Begin Stored data
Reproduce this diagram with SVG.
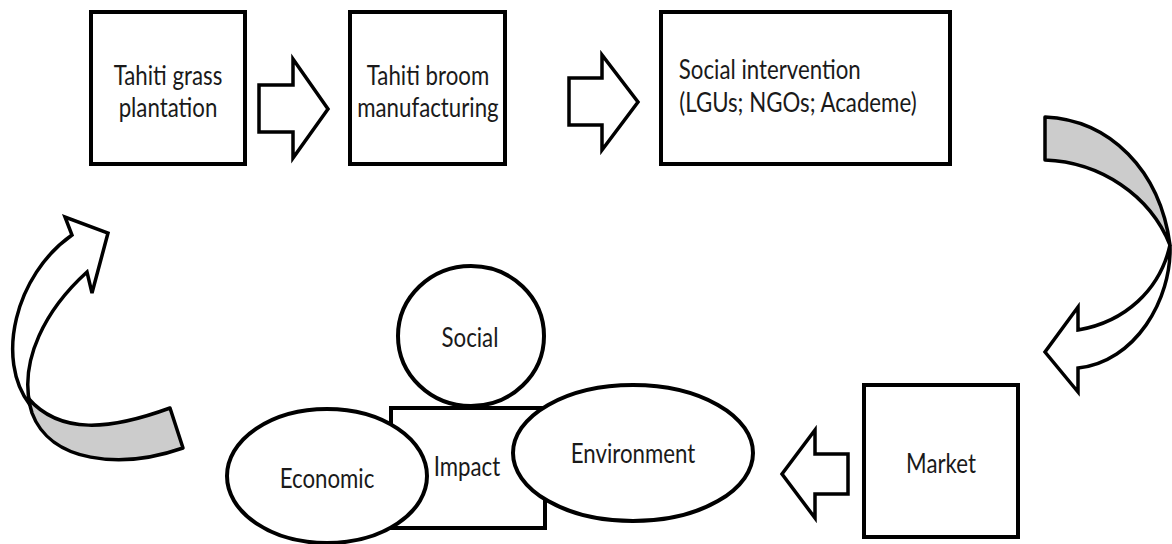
<svg xmlns="http://www.w3.org/2000/svg" width="1172" height="544" viewBox="0 0 1172 544">
<style>
.box{fill:#fff;stroke:#000;stroke-width:4}
.shp{fill:#fff;stroke:#000;stroke-width:3.5;stroke-linejoin:miter}
.gray{fill:#cccccc;stroke:#000;stroke-width:3.5;stroke-linejoin:round}
.wht{fill:#fff;stroke:#000;stroke-width:3.5;stroke-linejoin:miter}
.t{font-family:Lato,"Open Sans",sans-serif;font-size:21px;fill:#1a1a1a;transform-box:fill-box;transform-origin:center;transform:scale(1.06,1.24)}
.c{text-anchor:middle}
</style>
<rect width="1172" height="544" fill="#fff"/>
<g id="connectors">
<polygon class="shp" points="259,85 293,85 293,59 328,109 293,158 293,132 259,132"/>
<polygon class="shp" points="569,78 602,78 602,55 638,102 602,150 602,125 569,125"/>
<polygon class="shp" points="848,454 815,454 815,430 782,474 815,518 815,494 848,494"/>
<g id="curve-right">
<path class="gray" d="M1045,117 C1110,120 1160,170 1170,245 C1150,195 1100,162 1045,160 Z"/>
<path class="wht" d="M1170,245 C1172,300 1135,362 1078,368 L1078,392 L1045,352 L1078,307 L1078,330 C1125,322 1160,290 1170,245 Z"/>
</g>
<g id="curve-left">
<path class="wht" d="M30,405 C-5,360 15,275 72,235 L65,217 L108,233 L92,293 L87,272 C45,310 20,360 30,405 Z"/>
<path class="gray" d="M28,398 C60,435 110,430 170,408 L183,448 C120,470 50,462 32,413 Z"/>
</g>
</g>
<g id="n1">
<rect class="box" x="91" y="12" width="154" height="152"/>
<text class="t c" x="168" y="83">Tahiti grass</text>
<text class="t c" x="168" y="115">plantation</text>
</g>
<g id="n2">
<rect class="box" x="350" y="12" width="155" height="152"/>
<text class="t c" x="428" y="83">Tahiti broom</text>
<text class="t c" x="428" y="115">manufacturing</text>
</g>
<g id="n3">
<rect class="box" x="661" y="12" width="289" height="152"/>
<text class="t" x="684" y="77">Social intervention</text>
<text class="t" x="686" y="110">(LGUs; NGOs; Academe)</text>
</g>
<g id="market">
<rect class="box" x="864" y="385" width="154" height="152"/>
<text class="t c" x="941" y="471">Market</text>
</g>
<g id="impact">
<rect class="box" x="391" y="408" width="154" height="120"/>
<text class="t c" x="467" y="474">Impact</text>
</g>
<g id="social">
<ellipse class="box" cx="471" cy="336" rx="73" ry="70"/>
<text class="t c" x="470" y="345">Social</text>
</g>
<g id="economic">
<ellipse class="box" cx="327" cy="476" rx="100" ry="67"/>
<text class="t c" x="327" y="486">Economic</text>
</g>
<g id="environment">
<ellipse class="box" cx="633" cy="453" rx="120" ry="68"/>
<text class="t c" x="633" y="461">Environment</text>
</g>
</svg>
End Stored data
> **The exercise**
Set down the complete material exactly, but do not include the images.

> **Task solution**
Reproduce this diagram with SVG.
<svg xmlns="http://www.w3.org/2000/svg" width="1172" height="544" viewBox="0 0 1172 544">
<style>
.box{fill:#fff;stroke:#000;stroke-width:4}
.shp{fill:#fff;stroke:#000;stroke-width:3.5;stroke-linejoin:miter}
.gray{fill:#cccccc;stroke:#000;stroke-width:3.5;stroke-linejoin:round}
.wht{fill:#fff;stroke:#000;stroke-width:3.5;stroke-linejoin:miter}
.t{font-family:Lato,"Open Sans",sans-serif;font-size:21px;fill:#1a1a1a;transform-box:fill-box;transform-origin:center;transform:scale(1.06,1.24)}
.c{text-anchor:middle}
</style>
<rect width="1172" height="544" fill="#fff"/>
<g id="connectors">
<polygon class="shp" points="259,85 293,85 293,59 328,109 293,158 293,132 259,132"/>
<polygon class="shp" points="569,78 602,78 602,55 638,102 602,150 602,125 569,125"/>
<polygon class="shp" points="848,454 815,454 815,430 782,474 815,518 815,494 848,494"/>
<g id="curve-right">
<path class="gray" d="M1045,117 C1110,120 1160,170 1170,245 C1150,195 1100,162 1045,160 Z"/>
<path class="wht" d="M1170,245 C1172,300 1135,362 1078,368 L1078,392 L1045,352 L1078,307 L1078,330 C1125,322 1160,290 1170,245 Z"/>
</g>
<g id="curve-left">
<path class="wht" d="M30,405 C-5,360 15,275 72,235 L65,217 L108,233 L92,293 L87,272 C45,310 20,360 30,405 Z"/>
<path class="gray" d="M28,398 C60,435 110,430 170,408 L183,448 C120,470 50,462 32,413 Z"/>
</g>
</g>
<g id="n1">
<rect class="box" x="91" y="12" width="154" height="152"/>
<text class="t c" x="168" y="83">Tahiti grass</text>
<text class="t c" x="168" y="115">plantation</text>
</g>
<g id="n2">
<rect class="box" x="350" y="12" width="155" height="152"/>
<text class="t c" x="428" y="83">Tahiti broom</text>
<text class="t c" x="428" y="115">manufacturing</text>
</g>
<g id="n3">
<rect class="box" x="661" y="12" width="289" height="152"/>
<text class="t" x="684" y="77">Social intervention</text>
<text class="t" x="686" y="110">(LGUs; NGOs; Academe)</text>
</g>
<g id="market">
<rect class="box" x="864" y="385" width="154" height="152"/>
<text class="t c" x="941" y="471">Market</text>
</g>
<g id="impact">
<rect class="box" x="391" y="408" width="154" height="120"/>
<text class="t c" x="467" y="474">Impact</text>
</g>
<g id="social">
<ellipse class="box" cx="471" cy="336" rx="73" ry="70"/>
<text class="t c" x="470" y="345">Social</text>
</g>
<g id="economic">
<ellipse class="box" cx="327" cy="476" rx="100" ry="67"/>
<text class="t c" x="327" y="486">Economic</text>
</g>
<g id="environment">
<ellipse class="box" cx="633" cy="453" rx="120" ry="68"/>
<text class="t c" x="633" y="461">Environment</text>
</g>
</svg>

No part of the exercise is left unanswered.